Hermione's mother, a round, friendly, owlish woman in a pinafore, was shaking a chip-pan on the kitchen stove...We stood so near the window, we could hear the chips spitting ... Everything there in the warm kitchen, from the tea-caddy and the grandmother clock, to the tabby that purred like a kettle, was good, dull, and sufficient.

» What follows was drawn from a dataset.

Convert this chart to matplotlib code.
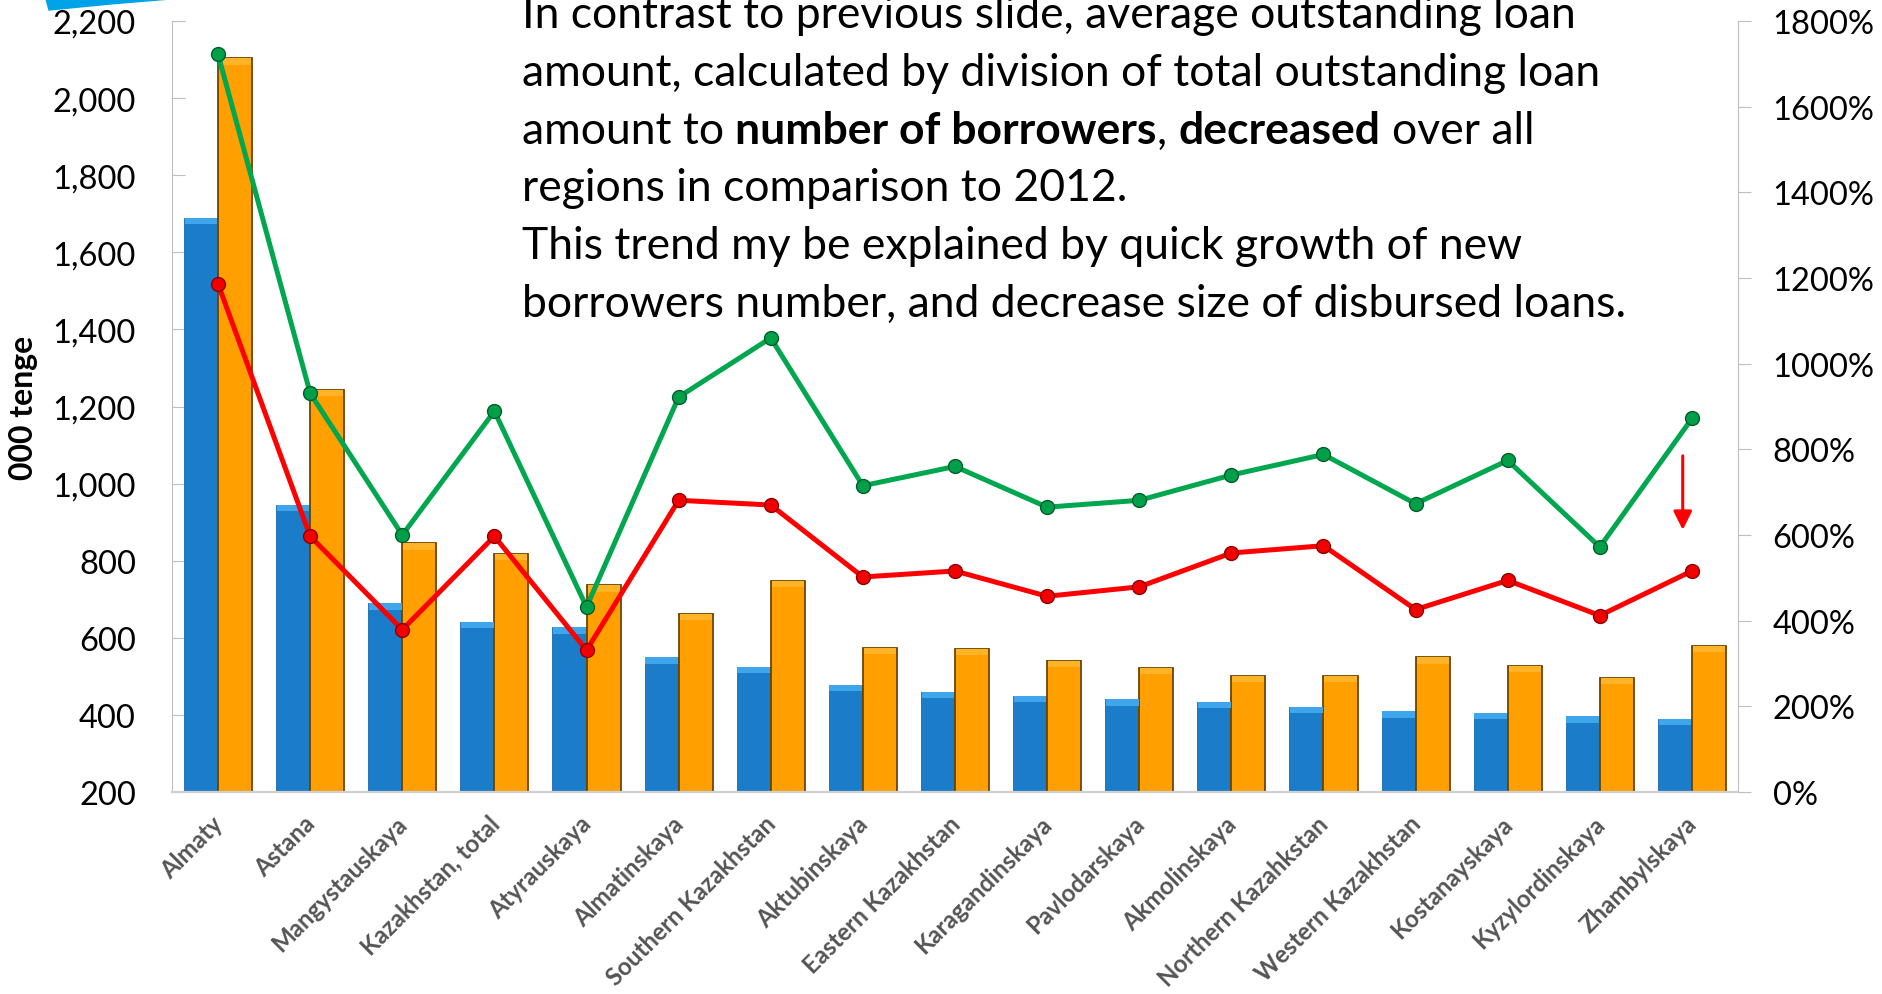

Dylan Thomas, 'The Followers,' from Adventures In The Skin Trade, New Directions, 1964, p. 176.
TIME: early 20th c.
PLACE: a city in Wales or England
CIRCUMSTANCE: two young men have followed a young woman home and are listening outside her kitchen window
Uncle Jim, in his black market suit with a stiff white shirt and no collar, loud new boots, and a plaid cap, creaked and climbed down. He dragged out a thick wicker basket from a heap of straw in the corner of the cart and swung it over his shoulder. I heard a squeal from the basket and saw the tip of a pink tail curling out as Uncle Jim opened the public door of 'The Pure Drop.'
Dylan Thomas, 'The Peaches,' from Portrait of the Artist as a Young Dog, New Directions, 1955, p.10.
TIME: early 20th c.
PLACE: Wales
CIRCUMSTANCE: a young boy sits outside as his uncle stops at the pub. A pig squeals from inside a basket.
The two fat women near the door giggled 'Good night, Mr Jones' out of the rich noise and the comfortable smells.
...'There are too many drunken gipsies,' he said as we rolled and rattled through the flickering, lamp-lit town.
He sang hymns all the way to Gorsehill in an affectionate bass voice, and conducted the wind with his whip ... He stamped on the shaft, and we rattled on through a cutting wind.
...He led the hollow, shaggy statue (of the horse) towards the stable; clop, clop to the mice-house. I heard locks rattle as I ran to the farm-house door.
Dylan Thomas, 'The Peaches,' from Portrait of the Artist as a Young Dog, New Directions, 1955, p. 11-12.
TIME: early 20th c.
PLACE: Wales
CIRCUMSTANCE: the boy's uncle drives home from the pub in the cart.